Importance of Smell in Taste

• Smell and Taste Connection:
  • When experiencing a cold, the nose becomes stuffy, impacting the ability to taste.
  • Eating involves breaking down cellular components that release molecules, traveling through the throat and into the nose.
  • The sense of smell complements the sense of taste, enriching flavors.
• Effect of Losing Smell:
  • Without smell, reliance is solely on taste, reducing the richness of flavors.
  • Experiment: Close your nose while eating to notice the difference in taste.
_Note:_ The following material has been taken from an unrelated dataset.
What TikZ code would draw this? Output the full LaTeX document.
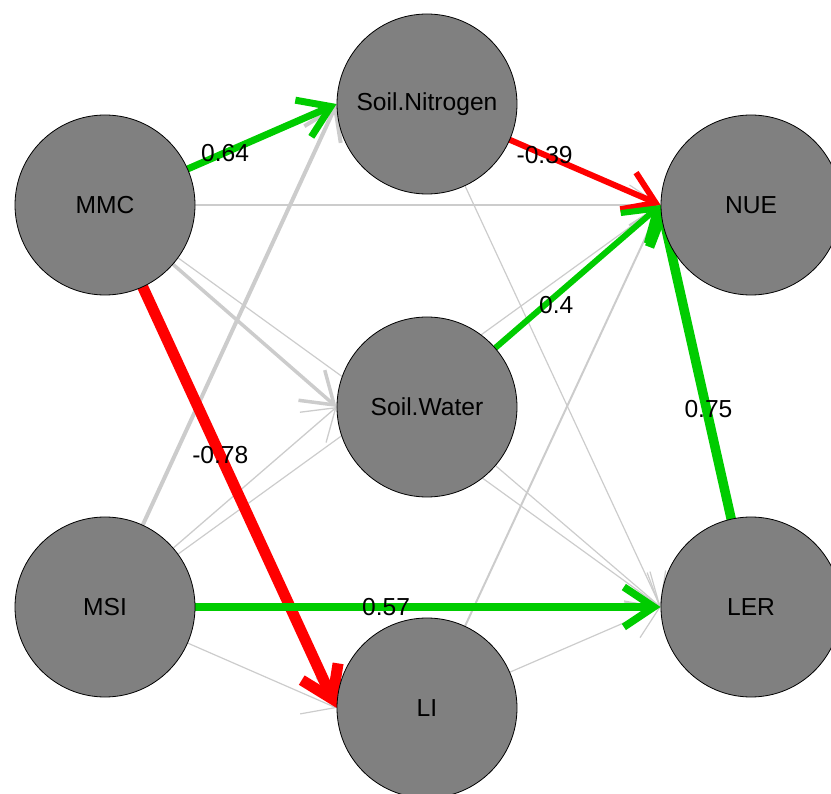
\documentclass[tikz,border=0pt]{standalone}
\usepackage{fontspec}
\setmainfont{Liberation Sans}
\usepackage{xcolor}
\usetikzlibrary{arrows.meta,backgrounds}

\definecolor{posgreen}{RGB}{0,204,0}
\definecolor{negred}{RGB}{255,0,0}
\definecolor{nsgray}{RGB}{204,204,204}
\definecolor{vargray}{RGB}{128,128,128}

\begin{document}
\begin{tikzpicture}[x=1pt, y=-1pt,
        >={Straight Barb[length=30pt, width=40pt]},
        var/.style={circle, draw=black, line width=0.8pt, fill=vargray, minimum size=180pt, inner sep=0pt, font=\fontsize{24.6}{29}\selectfont},
        wt/.style={font=\fontsize{24.6}{29}\selectfont, inner sep=0pt},
        nsedge/.style={->, draw=nsgray, line width=1.2pt, line cap=round},
        posedge/.style={->, draw=posgreen, line cap=round},
        negedge/.style={->, draw=negred, line cap=round}]
        \useasboundingbox (0,0) rectangle (831,794);
        % variables
        \node [var] (mmc) at (105,205) {MMC};
        \node [var] (msi) at (105,607) {MSI};
        \node [var] (sn) at (427,104) {Soil.Nitrogen};
        \node [var] (sw) at (427,407) {Soil.Water};
        \node [var] (li) at (427,708) {LI};
        \node [var] (nue) at (751,205) {NUE};
        \node [var] (ler) at (751,607) {LER};
        \begin{scope}[on background layer]
        % non significant paths
        \draw [nsedge] (mmc)-- (nue.west);
        \draw [nsedge] (mmc)-- (ler.west);
        \draw [nsedge, line width=3.5pt] (mmc)-- (sw.west);
        \draw [nsedge, line width=4pt] (msi)-- (sn.west);
        \draw [nsedge, line width=1.3pt] (msi)-- (sw.west);
        \draw [nsedge] (msi)-- (nue.west);
        \draw [nsedge] (msi)-- (li.west);
        \draw [nsedge] (sn)-- (ler.west);
        \draw [nsedge] (sw)-- (ler.west);
        \draw [nsedge, line width=2pt] (li)-- (nue.west);
        \draw [nsedge] (li)-- (ler.west);
        % significant paths
        \draw [posedge, line width=7pt] (mmc)-- node [wt, pos=0.25] {0.64} (sn.west);
        \draw [negedge, line width=11pt] (mmc)-- node [wt, pos=0.4] {-0.78} (li.west);
        \draw [negedge, line width=6pt] (sn)-- node [wt, pos=0.23] {-0.39} (nue.west);
        \draw [posedge, line width=6pt] (sw)-- node [wt, pos=0.35, xshift=3pt, yshift=-7pt] {0.4} (nue.west);
        \draw [posedge, line width=7.5pt] (msi)-- node [wt, pos=0.41] {0.57} (ler.west);
        \draw [posedge, line width=9.5pt] (ler)-- node [wt, pos=0.35, xshift=2pt] {0.75} (nue.west);
        \end{scope}
\end{tikzpicture}
\end{document}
Anatomy of the Olfactory System

• Olfactory Epithelium:

  • Located in the nasal passage, not visible externally.
  • Functions as a region where smell-related processes begin.

• Cribriform Plate:

  • A bone that separates the olfactory epithelium from the brain.

• Olfactory Bulb:

  • An extension from the brain situated above the cribriform plate.
  • Composed of a bundle of nerves that project through the cribriform plate into the olfactory epithelium.

• Olfactory Sensory Neurons:

  • Nerve projections with receptors sensitive to specific molecules.
  • Thousands of neurons send signals through the cribriform plate to the olfactory bulb.

Sensory Processing

• Receptors and Molecules:

  • Each receptor is sensitive to a particular type of molecule. E.g., benzene rings are aromatic and detectable by smell.
  • Molecules bind to receptors, triggering a cascade of cellular events.

• Action Potential and Signal Transmission:

  • Binding of molecules causes receptors to induce action potentials.
  • Action potentials travel to the olfactory bulb, synapsing onto a glomerulus.
  • Glomerulus serves as a convergence point for sensory neurons sensitive to the same molecule.

Signal Pathways and Organization

• Mitral/Tufted Cells:

  • Synapse at the glomerulus to transmit signals to the brain.
  • Single cell projections are more efficient than multiple neuron projections to the brain.

• Receptor Specificity and Diversity:

  • Different receptors and glomeruli correspond to different molecular structures (e.g., single vs. double benzene rings).
  • Each type of receptor cell synapses at a specific glomerulus.

Molecular Binding and Signal Cascade

• G Protein-Coupled Receptors (GPCRs):
  • Odor molecule binding leads to GPCR activation.
  • Activation results in G protein disassociation and intracellular cascade.
  • Causes ion channels to open, allowing ion influx and depolarization.
  • Depolarization triggers action potential transmission to the brain.

Summary

• Odor molecules bind to GPCRs, initiating a signal cascade that results in action potentials reaching the brain.
• The organized pathway from molecule binding to brain perception highlights the complexity and efficiency of the olfactory system.